Our Temple Hills & Clinton, MD Podiatrist Can Help With Your Bunion & Hammertoe Pain
Are you tired of living with that painful bunion? Are you having difficulty wearing your favorite shoes?
Bunions are one of the most common foot disorders treated by our Bunion Specialist Dr. Katzen. In fact, bunions are one of the most common disorders treated by most podiatrists across the country. More than half the women in America have bunions, a common deformity often blamed on wearing tight, narrow shoes. Bunions cause the base of your big toe (Metatarsophalangeal Joint) to enlarge and protrude. The skin over it may be red and tender. This can be acquired through time or it can be congenital (you got it from your family).
Wearing any type of shoe may be painful when you have a bunion. The joint involved flexes with every step you take. The bigger your bunion gets, the more it hurts to walk. Bursitis (inflammation) may also set in. Your big toe may angle towards your second toe, or even move all the way under or over it. The skin on the bottom of your foot may also become thicker and painful.
Pressure from your big toe may force your second toe out of alignment, sometimes causing it to overlap your third toe. If your bunion gets too severe, it may cause difficulty in walking. Your pain may become chronic and you may develop arthritis.
Most bunions can be treated conservatively with wider & softer shoes, pads to relieve the pressure and/or medications. If this does not help then surgical treatment is indicated.
Bunion surgery, or bunionectomy, realigns the bone, ligaments, tendons and nerves so your big toe can be brought back to its correct position and the bump on the inside of the joint removed. Many bunion surgeries are performed on a same-day basis (no hospital stays) using a local anesthesia. During your recovery it is common to have pain and swelling. This swelling and stiffness may be persistent for several months.
Hammertoe is a deformity of the second, third, fourth or fifth toes. In this condition, the toe is bent at the middle joint, resembling a hammer. Left untreated, hammertoes can become inflexible and require surgery.

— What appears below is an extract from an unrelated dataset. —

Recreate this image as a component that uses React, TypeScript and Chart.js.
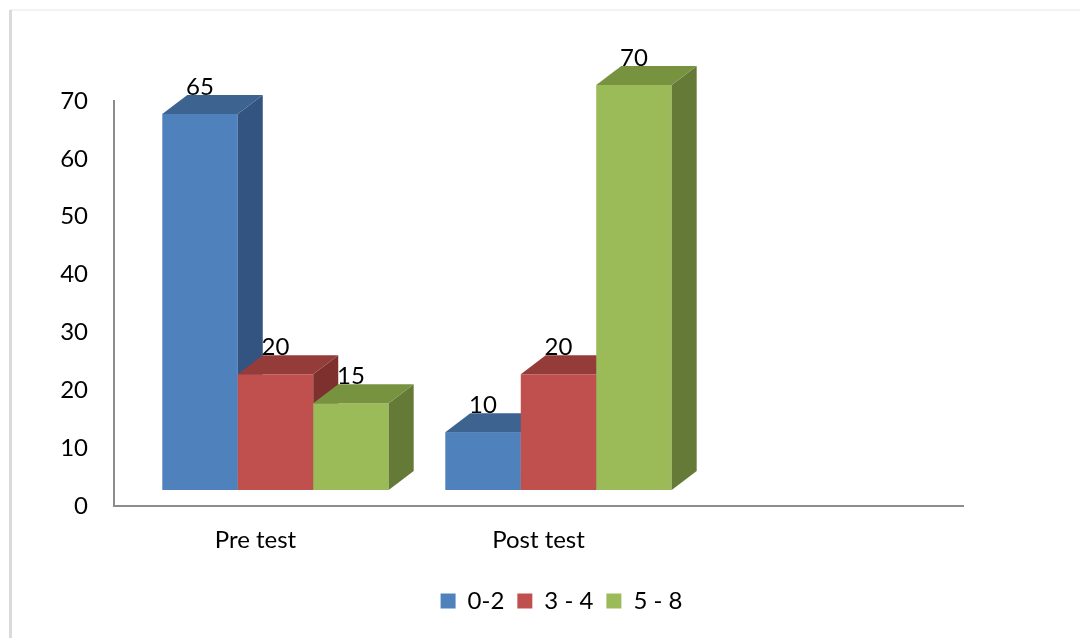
import React, { useEffect, useRef } from "react";
import { Chart, registerables } from "chart.js";

Chart.register(...registerables);

const categories = ["Pre test", "Post test", ""];
const seriesNames = ["0-2", "3 - 4", "5 - 8"];
const series02 = [65, 10, null];
const series34 = [20, 20, null];
const series58 = [15, 70, null];
const yTicks = [0, 10, 20, 30, 40, 50, 60, 70];

const frontColors = ["#4F81BD", "#C0504D", "#9BBB59"];
const topColors = ["#3D6391", "#943C3A", "#779340"];
const sideColors = ["#335480", "#7D302E", "#667A38"];

const FONT = "Lato, 'Open Sans', sans-serif";
const FS = 24;
const DX = 25;
const DY = -19;
const SHIFT_X = 20;
const SHIFT_Y = -16;
const LEGEND_SHIFT = 80;

const threeD = {
  id: "threeD",
  afterLayout(chart: any) {
    const lg = chart.legend;
    if (lg) {
      lg.left += LEGEND_SHIFT;
      lg.right += LEGEND_SHIFT;
    }
  },
  beforeDatasetDraw() {
    // the flat bars are replaced by the 3D bars painted below
    return false;
  },
  afterDatasetsDraw(chart: any) {
    const ctx = chart.ctx;
    ctx.save();
    ctx.translate(SHIFT_X, SHIFT_Y);
    const n = chart.data.datasets.length;
    for (let i = 0; i < n; i++) {
      const meta = chart.getDatasetMeta(i);
      meta.data.forEach((el: any, j: number) => {
        const v = chart.data.datasets[i].data[j];
        if (v === null || v === undefined) return;
        const x0 = el.x - el.width / 2;
        const x1 = el.x + el.width / 2;
        const yt = el.y;
        const yb = el.base;
        ctx.fillStyle = frontColors[i];
        ctx.fillRect(x0, yt, x1 - x0, yb - yt);
        ctx.beginPath();
        ctx.moveTo(x1, yt);
        ctx.lineTo(x1 + DX, yt + DY);
        ctx.lineTo(x1 + DX, yb + DY);
        ctx.lineTo(x1, yb);
        ctx.closePath();
        ctx.fillStyle = sideColors[i];
        ctx.fill();
        ctx.beginPath();
        ctx.moveTo(x0, yt);
        ctx.lineTo(x1, yt);
        ctx.lineTo(x1 + DX, yt + DY);
        ctx.lineTo(x0 + DX, yt + DY);
        ctx.closePath();
        ctx.fillStyle = topColors[i];
        ctx.fill();
      });
    }
    ctx.fillStyle = "#000";
    ctx.font = `${FS}px ${FONT}`;
    ctx.textAlign = "center";
    ctx.textBaseline = "middle";
    for (let i = 0; i < n; i++) {
      const meta = chart.getDatasetMeta(i);
      meta.data.forEach((el: any, j: number) => {
        const v = chart.data.datasets[i].data[j];
        if (v === null || v === undefined) return;
        ctx.fillText(String(v), el.x, el.y - 27);
      });
    }
    ctx.restore();
  },
};

const frame = {
  id: "frame",
  beforeDraw(chart: any) {
    const ctx = chart.ctx;
    ctx.save();
    ctx.fillStyle = "#ffffff";
    ctx.fillRect(0, 0, chart.width, chart.height);
    ctx.fillStyle = "#f3f3f3";
    ctx.fillRect(10, 9, chart.width - 10, 2);
    ctx.fillStyle = "#dadada";
    ctx.fillRect(9, 10, 3, chart.height - 10);
    ctx.restore();
  },
};

export default function App() {
  const ref = useRef<HTMLCanvasElement>(null);
  useEffect(() => {
    const mk = (data: (number | null)[], k: number) => ({
      label: seriesNames[k],
      data,
      backgroundColor: frontColors[k],
      borderWidth: 0,
      categoryPercentage: 0.8,
      barPercentage: 1.0,
    });
    const chart = new Chart(ref.current as HTMLCanvasElement, {
      type: "bar",
      data: {
        labels: categories,
        datasets: [mk(series02, 0), mk(series34, 1), mk(series58, 2)],
      },
      options: {
        animation: false,
        responsive: false,
        devicePixelRatio: 1,
        layout: { padding: { top: 101, right: 117, left: 0, bottom: 15 } },
        plugins: {
          tooltip: { enabled: false },
          legend: {
            position: "bottom",
            labels: {
              boxWidth: 15,
              boxHeight: 15,
              padding: 13,
              color: "#000",
              font: { family: FONT, size: FS },
            },
          },
        },
        scales: {
          x: {
            grid: { display: false, drawTicks: false },
            border: { display: true, color: "#8c8c8c", width: 2 },
            ticks: { color: "#000", font: { family: FONT, size: FS }, padding: 20, maxRotation: 0 },
            afterFit: (s: any) => {
              s.height = 70;
            },
          },
          y: {
            min: 0,
            max: 70,
            grid: { display: false, drawTicks: false },
            border: { display: true, color: "#8c8c8c", width: 2 },
            afterBuildTicks: (s: any) => {
              s.ticks = yTicks.map((v) => ({ value: v }));
            },
            ticks: { color: "#000", font: { family: FONT, size: FS }, padding: 26 },
            afterFit: (s: any) => {
              s.width = 114;
            },
          },
        },
      },
      plugins: [frame, threeD],
    });
    return () => chart.destroy();
  }, []);
  return (
    <div style={{ position: "fixed", left: 0, top: 0, width: 1080, height: 638, background: "#fff" }}>
      <canvas ref={ref} width={1080} height={638} style={{ display: "block" }} />
    </div>
  );
}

People with hammertoe may have corns or calluses on the top of the middle joint of the toe or on the tip of the toe. They may also feel pain in their toes or feet and have difficulty finding comfortable shoes. Causes of hammertoe include improperly fitting shoes and muscle imbalance.
If the toe is allowed to remain bent, bony changes may occur, and the toe may become rigid at the joint.
If the toe is corrected while still in the flexible stage, a simple soft tissue tendon release will eliminate the problem, and no bone work may be necessary.
As the toe becomes more bent and less flexible, the abnormal growth of bone will be removed during the correction. This will allow for straightening and often more normal function of the joint.